***** Dataset entries *****

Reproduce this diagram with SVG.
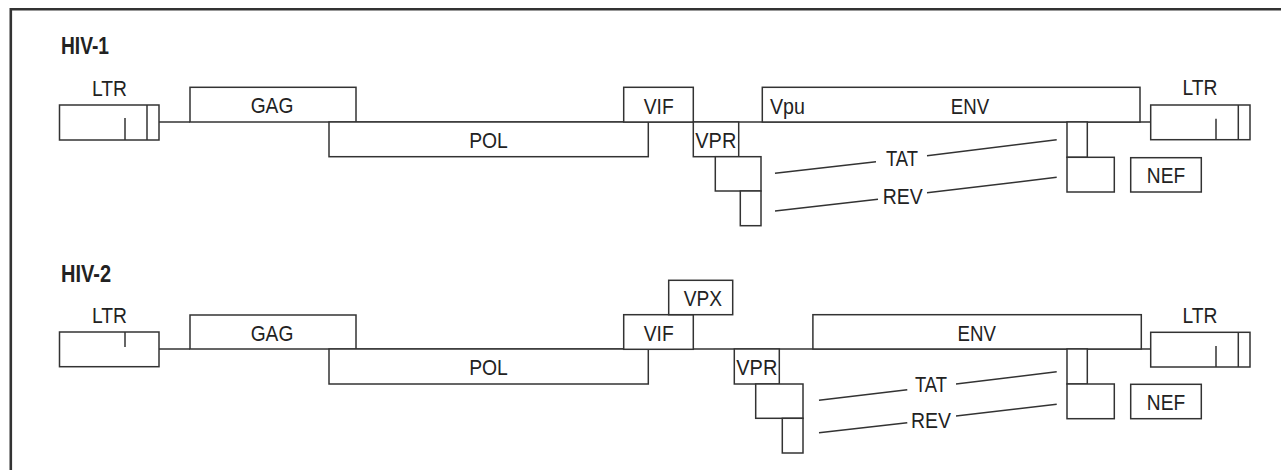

*****
***** Dataset entries *****

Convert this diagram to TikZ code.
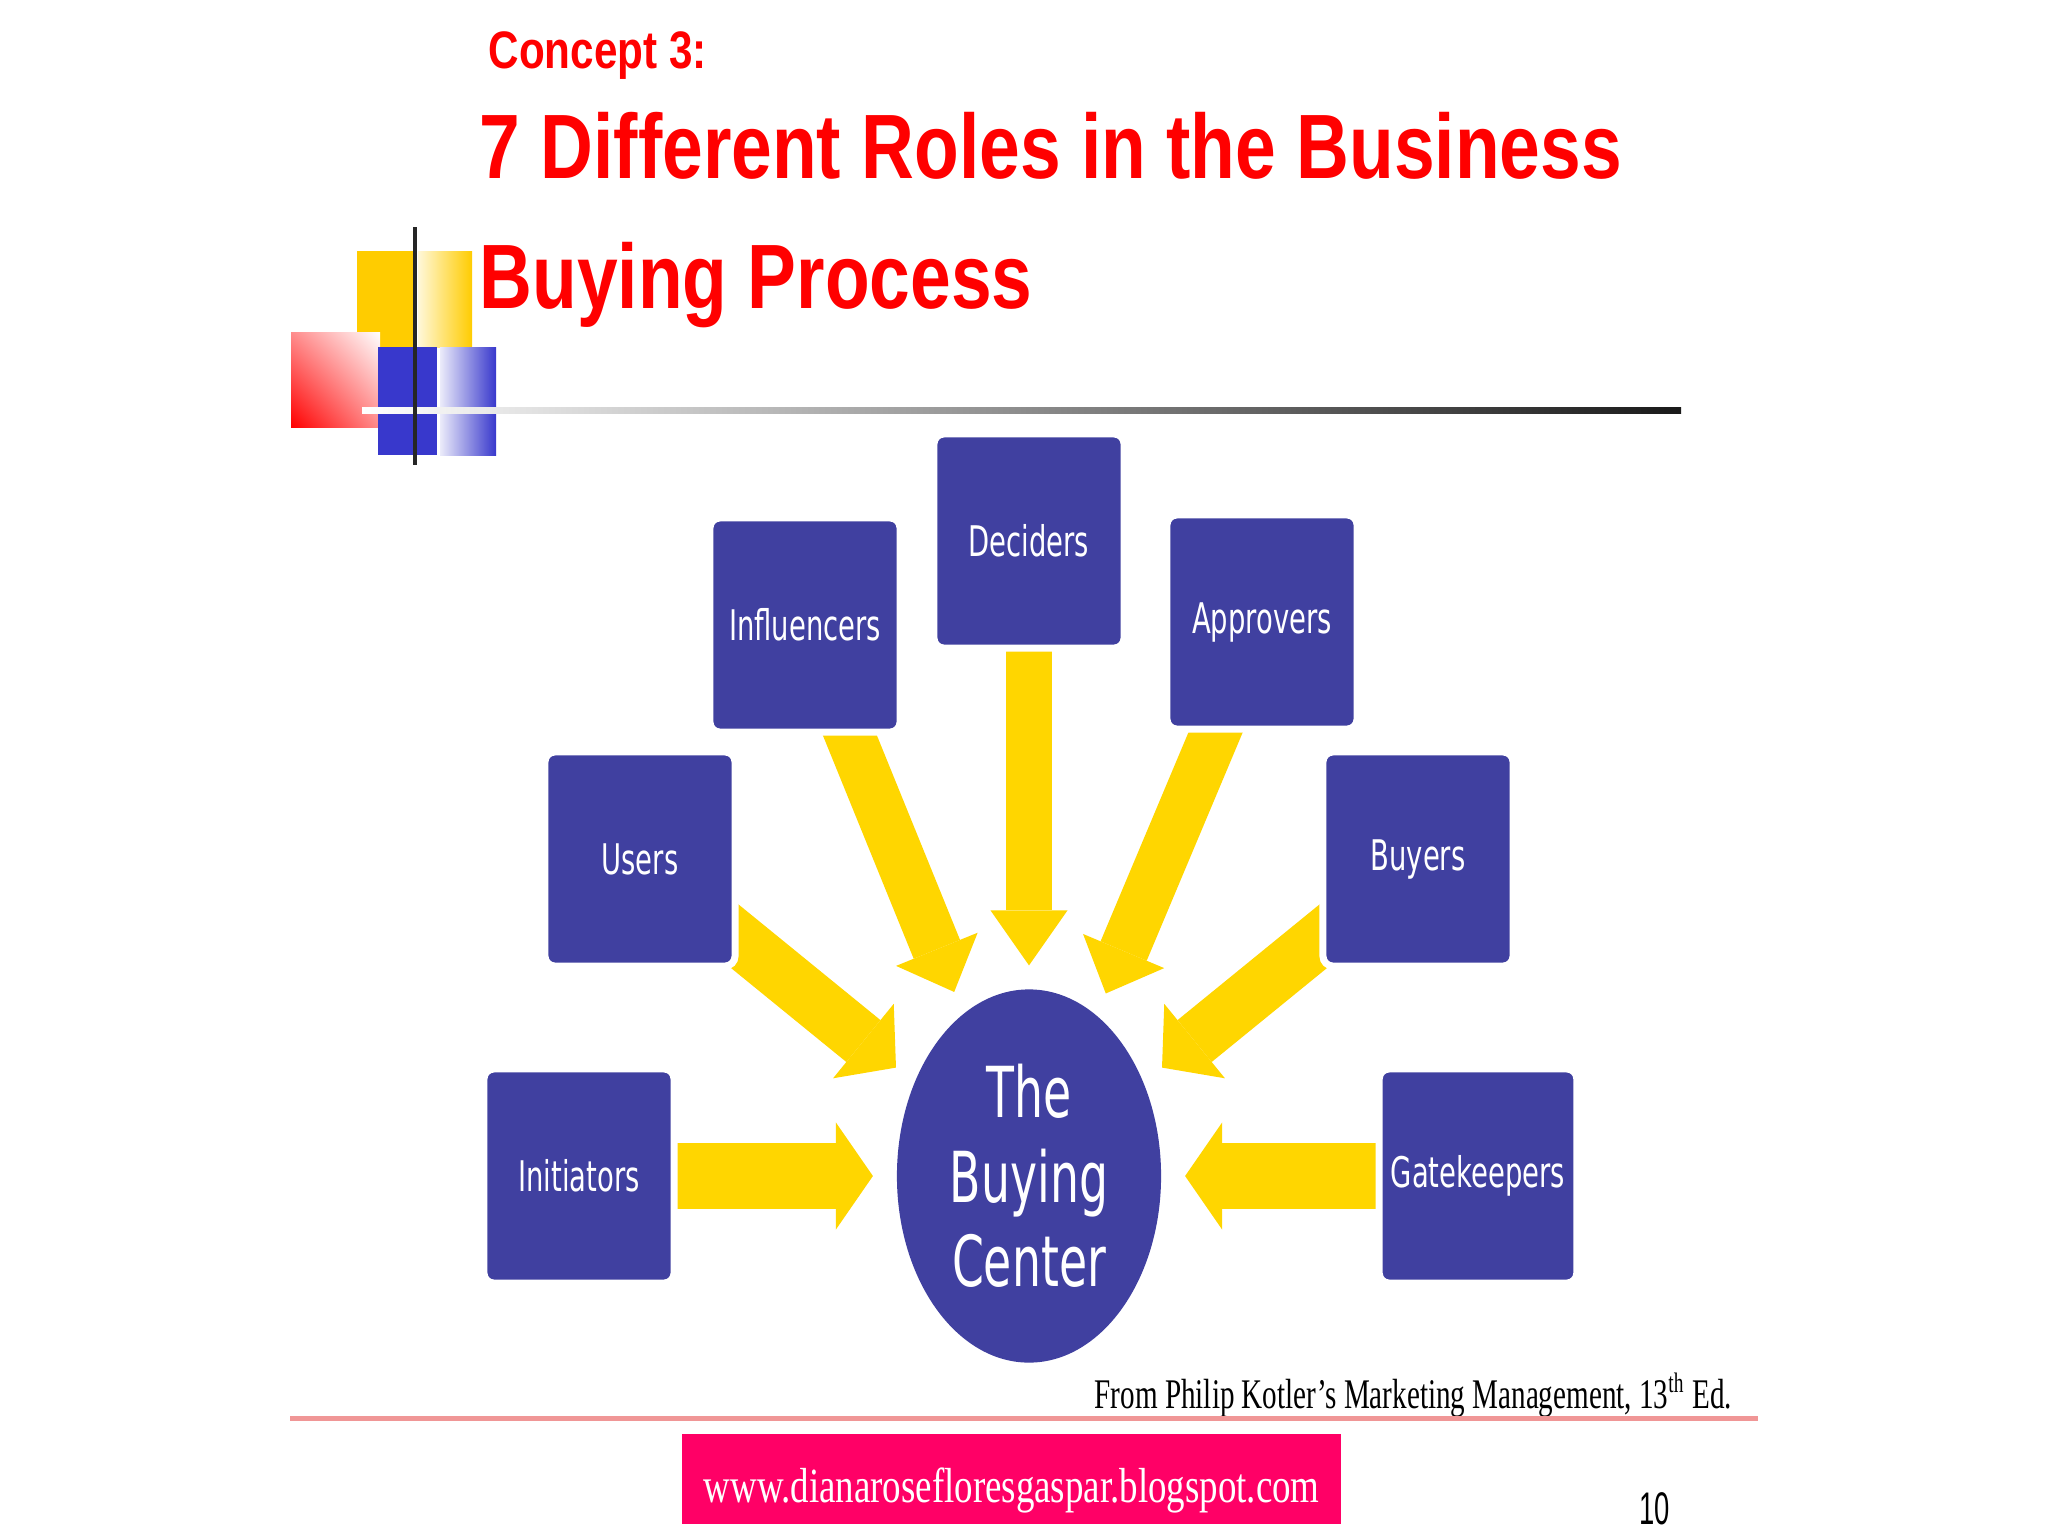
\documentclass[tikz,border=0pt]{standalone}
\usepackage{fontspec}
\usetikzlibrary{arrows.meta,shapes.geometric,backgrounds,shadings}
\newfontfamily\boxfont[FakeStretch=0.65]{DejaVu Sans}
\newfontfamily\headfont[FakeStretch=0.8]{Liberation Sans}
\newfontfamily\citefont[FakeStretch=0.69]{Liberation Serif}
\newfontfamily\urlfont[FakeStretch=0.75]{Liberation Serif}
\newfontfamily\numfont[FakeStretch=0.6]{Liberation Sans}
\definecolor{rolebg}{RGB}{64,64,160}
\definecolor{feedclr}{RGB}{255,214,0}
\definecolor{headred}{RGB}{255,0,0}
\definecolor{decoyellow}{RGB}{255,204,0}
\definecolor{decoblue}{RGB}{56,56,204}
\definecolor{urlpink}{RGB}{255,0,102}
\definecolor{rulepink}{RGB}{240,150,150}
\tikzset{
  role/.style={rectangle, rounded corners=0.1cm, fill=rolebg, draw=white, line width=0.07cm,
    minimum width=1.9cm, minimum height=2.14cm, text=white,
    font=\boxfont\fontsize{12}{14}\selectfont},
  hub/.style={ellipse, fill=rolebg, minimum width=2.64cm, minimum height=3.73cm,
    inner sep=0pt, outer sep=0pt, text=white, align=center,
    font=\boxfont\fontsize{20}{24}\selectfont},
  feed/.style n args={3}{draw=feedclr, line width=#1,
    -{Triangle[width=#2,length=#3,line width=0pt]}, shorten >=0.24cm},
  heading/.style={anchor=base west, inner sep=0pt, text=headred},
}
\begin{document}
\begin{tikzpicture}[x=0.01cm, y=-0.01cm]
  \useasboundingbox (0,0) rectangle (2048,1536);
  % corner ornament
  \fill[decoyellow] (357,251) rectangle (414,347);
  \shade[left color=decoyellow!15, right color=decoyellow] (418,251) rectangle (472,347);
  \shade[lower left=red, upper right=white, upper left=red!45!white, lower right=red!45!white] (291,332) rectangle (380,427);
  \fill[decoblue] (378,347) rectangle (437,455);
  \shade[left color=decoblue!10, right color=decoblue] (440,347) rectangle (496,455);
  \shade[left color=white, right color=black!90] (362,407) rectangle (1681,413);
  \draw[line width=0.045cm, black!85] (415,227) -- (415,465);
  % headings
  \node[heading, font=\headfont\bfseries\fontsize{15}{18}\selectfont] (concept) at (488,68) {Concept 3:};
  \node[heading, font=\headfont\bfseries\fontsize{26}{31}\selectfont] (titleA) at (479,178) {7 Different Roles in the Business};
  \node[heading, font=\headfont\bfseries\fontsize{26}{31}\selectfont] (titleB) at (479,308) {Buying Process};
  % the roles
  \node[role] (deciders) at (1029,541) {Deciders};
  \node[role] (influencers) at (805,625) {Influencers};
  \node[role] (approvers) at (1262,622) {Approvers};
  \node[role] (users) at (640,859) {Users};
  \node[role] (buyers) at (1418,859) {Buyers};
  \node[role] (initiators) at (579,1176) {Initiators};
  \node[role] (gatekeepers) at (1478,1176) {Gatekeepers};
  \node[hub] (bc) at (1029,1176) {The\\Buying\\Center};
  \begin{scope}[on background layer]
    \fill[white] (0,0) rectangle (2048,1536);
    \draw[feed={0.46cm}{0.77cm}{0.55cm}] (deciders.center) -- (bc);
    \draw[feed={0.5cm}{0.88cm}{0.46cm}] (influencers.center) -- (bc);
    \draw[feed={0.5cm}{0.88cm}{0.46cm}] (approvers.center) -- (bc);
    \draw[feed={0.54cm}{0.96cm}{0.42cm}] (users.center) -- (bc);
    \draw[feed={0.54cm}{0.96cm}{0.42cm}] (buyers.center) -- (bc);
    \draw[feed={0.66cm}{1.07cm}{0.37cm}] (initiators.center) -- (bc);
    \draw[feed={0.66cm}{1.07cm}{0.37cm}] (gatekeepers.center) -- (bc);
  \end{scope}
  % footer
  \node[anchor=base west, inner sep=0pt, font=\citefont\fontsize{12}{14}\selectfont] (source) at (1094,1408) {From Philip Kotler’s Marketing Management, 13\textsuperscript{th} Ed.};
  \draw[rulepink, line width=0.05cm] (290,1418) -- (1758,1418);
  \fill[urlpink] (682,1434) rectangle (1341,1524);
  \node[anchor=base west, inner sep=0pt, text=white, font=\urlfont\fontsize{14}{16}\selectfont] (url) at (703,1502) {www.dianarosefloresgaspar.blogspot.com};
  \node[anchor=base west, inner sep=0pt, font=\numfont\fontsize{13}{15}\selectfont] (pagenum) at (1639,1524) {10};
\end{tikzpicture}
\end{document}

*****

Short exercise ::
Search the data for "this". Copy every line that has it.

Written answer ::
Reproduce this diagram with SVG.
Convert this diagram to TikZ code.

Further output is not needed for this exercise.